= Tensor product of graphs =

Operation in graph theory

The tensor product of graphs.

In graph theory, the tensor product G × H of graphs G and H is a graph such that
- the vertex set of G × H is the Cartesian product V(G) × V(H); and
- vertices (g,h) and (g,h' ) are adjacent in G × H if and only if
  - g is adjacent to g' in G, and
  - h is adjacent to h' in H.

The tensor product is also called the direct product, Kronecker product, categorical product, cardinal product, relational product, weak direct product, or conjunction. As an operation on binary relations, the tensor product was introduced by Alfred North Whitehead and Bertrand Russell in their Principia Mathematica (1912). It is also equivalent to the Kronecker product of the adjacency matrices of the graphs.

The notation G × H was formerly (and occasionally still is) used to represent the Cartesian product of graphs, which nowadays is usually written G □ H. The cross symbol in G × H depicts the two edges resulting from the tensor product of two edges, whereas G □ H has four resulting edges. This product should not be confused with the strong product of graphs.

==Examples==
- The tensor product G × K_{2} is a bipartite graph, called the bipartite double cover of G. The bipartite double cover of the Petersen graph is the Desargues graph: K_{2} × G(5,2) = G(10,3). The bipartite double cover of a complete graph K_{n} is a crown graph (a complete bipartite graph K_{n,n} minus a perfect matching).
- The tensor product of a complete graph with itself is the complement of a Rook's graph. Its vertices can be placed in an n-by-n grid, so that each vertex is adjacent to the vertices that are not in the same row or column of the grid.

==Properties==
The tensor product is the category-theoretic product in the category of graphs and graph homomorphisms. That is, a homomorphism to G × H corresponds to a pair of homomorphisms to G and to H. In particular, a graph I admits a homomorphism into G × H if and only if it admits a homomorphism into G and into H.

To see that, in one direction, observe that a pair of homomorphisms f_{G} : I → G and f_{H} : I → H yields a homomorphism

$$\begin{cases} f : I \to G \times H \\ f(v) = \left (f_G(v), f_H(v) \right ) \end{cases}$$

In the other direction, a homomorphism f : I → G × H can be composed with the projections homomorphisms

$$\begin{cases} \pi_G : G \times H \to G \\ \pi_G((u,u')) = u \end{cases} \qquad \qquad \begin{cases} \pi_H : G \times H \to H \\ \pi_H((u,u')) = u' \end{cases}$$

to yield homomorphisms to G and to H.

The adjacency matrix of G × H is the Kronecker (tensor) product of the adjacency matrices of G and H.
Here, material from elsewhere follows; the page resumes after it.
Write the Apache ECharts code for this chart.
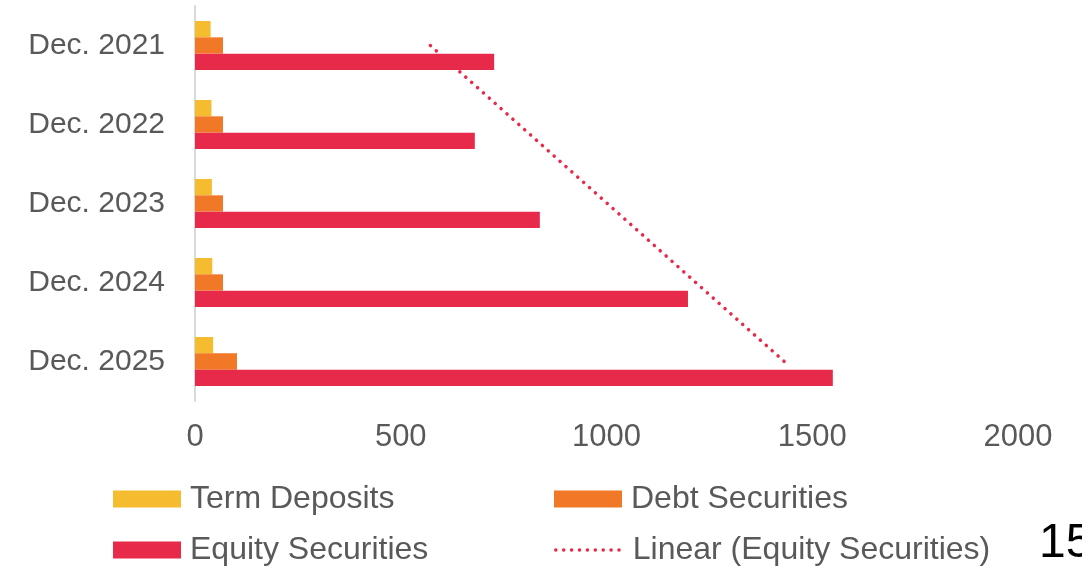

If a graph can be represented as a tensor product, then there may be multiple different representations (tensor products do not satisfy unique factorization) but each representation has the same number of irreducible factors. Imrich (1998) gives a polynomial time algorithm for recognizing tensor product graphs and finding a factorization of any such graph.

If either G or H is bipartite, then so is their tensor product. G × H is connected if and only if both factors are connected and at least one factor is nonbipartite. In particular the bipartite double cover of G is connected if and only if G is connected and nonbipartite.

The Hedetniemi conjecture, which gave a formula for the chromatic number of a tensor product, was disproved by Shitov (2019).

The tensor product of graphs equips the category of graphs and graph homomorphisms with the structure of a symmetric closed monoidal category. Let G_{0} denote the underlying set of vertices of the graph G. The internal hom [G, H] has functions f : G_{0} → H_{0} as vertices and an edge from f : G_{0} → H_{0} to f : G_{0} → H_{0} whenever an edge {x, y} in G implies {f (x), f ' (y)} in H.